The Prospect Franchisee Certificate programme, which has been jointly developed by Lloyds Bank and the British Franchise Association, is an essential tool for all who are new to franchising.
This modular training programme of informative videos, delivered by sector experts, is free and can be accessed at http://bfa.trainme. tv. There are fi nancial and business plan modules within this educational programme to support business owners.
Strategy is the framework for how you intend to make decisions to achieve your overall business objectives. Planning is about how you’re going to turn your vision into reality.
Without a plan it’s likely you’ll be reacting to day to day operational issues and are constantly firefighting problems.
A good business plan is not just to help you secure the financial backing you need, but it is also a working document to benchmark where you are to where you thought you were going to be. It will help you identify weaknesses within your business, as well as spotting new development areas and opportunities.
Businesses are constantly evolving. Therefore, your business plan needs to change with your developing needs. It’s therefore useful to review your business plan at least once a year and to update it.
The presentation of the plan is important to create maximum positive impact and you should practice its delivery before speaking to a lender, so that you come across professionally.
Think of those entrepreneurs on the BBC’s Dragons’ Den programme. From the outset, many don’t stand a chance of securing the investment they’re seeking because their presentation is poorly conceived or they don’t have a good understanding of the key financial information.
Consequently, they are unable to establish their own creditability and project confidence in their business when challenged by the likes of Peter Jones or Deborah Meaden.
Similar to the Dragons, bank managers will ask challenging questions about the plan and expect a business owner to be able to answer those questions confidently. It’s therefore important that any business owner understands all aspects of their plan, including the figures and any assumptions that have been used. It’s for this reason that I would recommend that the owner has close personal involvement in producing their plan. It is too important to abdicate responsibility and to leave it to someone else to write.

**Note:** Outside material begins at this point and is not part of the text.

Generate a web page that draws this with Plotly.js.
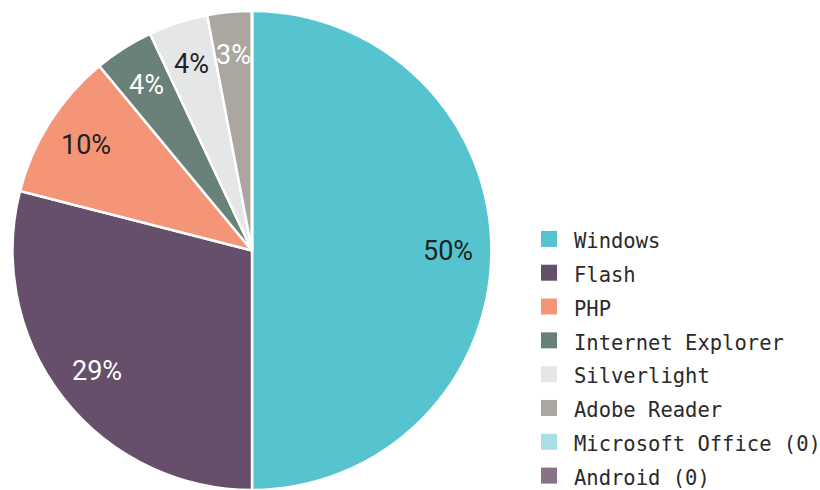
<!DOCTYPE html>
<html>
<head>
<meta charset="utf-8">
<script src="https://cdn.plot.ly/plotly-3.0.1.min.js"></script>
<style>html,body{margin:0;padding:0;background:#fff;}#chart{width:820px;height:490px;}</style>
</head>
<body>
<div id="chart"></div>
<script>
const labels = ["Windows", "Flash", "PHP", "Internet Explorer", "Silverlight", "Adobe Reader", "Microsoft Office (0)", "Android (0)"];
const values = [50, 29, 10, 4, 4, 3, 0, 0];
const colors = ["#56C4CF", "#654F6A", "#F59578", "#6A817A", "#E5E6E8", "#ABA7A0", "#A9DEE3", "#88728A"];
const textColors = ["#222222", "#ffffff", "#222222", "#ffffff", "#222222", "#ffffff", "#222222", "#ffffff"];

const W = 820, H = 490;
const CX = 252, CY = 250.5, R = 239.5;   // pie geometry (pixels)
const LABEL_R = 0.82;                   // label radius as fraction of R

const trace = {
  type: 'pie',
  labels: labels,
  values: values,
  sort: false,
  direction: 'clockwise',
  rotation: 0,
  marker: {colors: colors, line: {color: '#ffffff', width: 2.5}},
  textinfo: 'none',
  hoverinfo: 'skip',
  domain: {x: [(CX - R) / W, (CX + R) / W], y: [(H - CY - R) / H, (H - CY + R) / H]}
};

// percent labels placed at each slice's mid-angle, computed from the values
const total = values.reduce((a, b) => a + b, 0);
const annotations = [];
let cum = 0;
values.forEach((v, i) => {
  if (v > 0) {
    const mid = (cum + v / 2) / total * 2 * Math.PI;
    const px = CX + LABEL_R * R * Math.sin(mid);
    const py = CY - LABEL_R * R * Math.cos(mid);
    annotations.push({
      xref: 'paper', yref: 'paper', x: px / W, y: 1 - py / H,
      xanchor: 'center', yanchor: 'middle', showarrow: false,
      text: Math.round(v / total * 100) + '%',
      font: {family: 'Roboto, sans-serif', size: 27, color: textColors[i]}
    });
  }
  cum += v;
});

const layout = {
  width: W, height: H,
  margin: {l: 0, r: 0, t: 0, b: 0, autoexpand: false},
  paper_bgcolor: '#ffffff',
  showlegend: true,
  legend: {
    x: 524 / W, xanchor: 'left', y: 1 - 217 / H, yanchor: 'top',
    font: {family: '"DejaVu Sans Mono", monospace', size: 23.7, color: '#2a2a2a'},
    itemwidth: 40,
    traceorder: 'normal'
  },
  annotations: annotations
};

Plotly.newPlot('chart', [trace], layout, {displayModeBar: false, staticPlot: true}).then(gd => {
  gd.querySelectorAll('.legendpoints path').forEach(p => {
    p.setAttribute('d', 'M8,8H-8V-8H8Z');
    p.style.strokeWidth = '0';
  });
  gd.querySelectorAll('.legendtext').forEach(t => { t.style.fontSize = '20.5px'; });
});
</script>
</body>
</html>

Most banks will be able to provide a business plan template detailing what information should be included in the document. However, support from the franchisor is essential in developing an effective business plan.
A business plan should be punchy - a common mistake is to make it too detailed. Ensure it grabs the bank manager’s interest. Careful planning and preparation should place the business owner in a better position to raise the required finance from a lender and operate the business successfully.
The plan is the most effective way to crystallize your business objectives and provide a sense of direction. Used in the right way, it’s an essential tool. However, no business plan is set in stone and it should be regularly reviewed as the business develops.
To ensure you receive expert support, always approach lenders with specialist franchise teams. The initial approach should be through the franchise team, rather than a local manager.
A bank’s franchise department regularly evaluate franchises and monitor the ongoing performance of franchisees, giving them the ability to offer you some excellent insight from the outset.
Typically, banks will consider funding up to 70 per cent of the total investment cost, including any working capital, for people looking to invest in an established franchise brand. For newer, less established brands the finance available may well be lower.
Finance up to £25,000 is often considered without the need for supporting security. Banks will probably require security for larger loans, which commonly will be a legal charge over a residential property with sufficient equity.
Don’t be put off if you don’t have any assets to offer the bank. The government backed Enterprise Finance Guarantee scheme may be available for those who have a strong business proposal, but lack security that the banks usually require.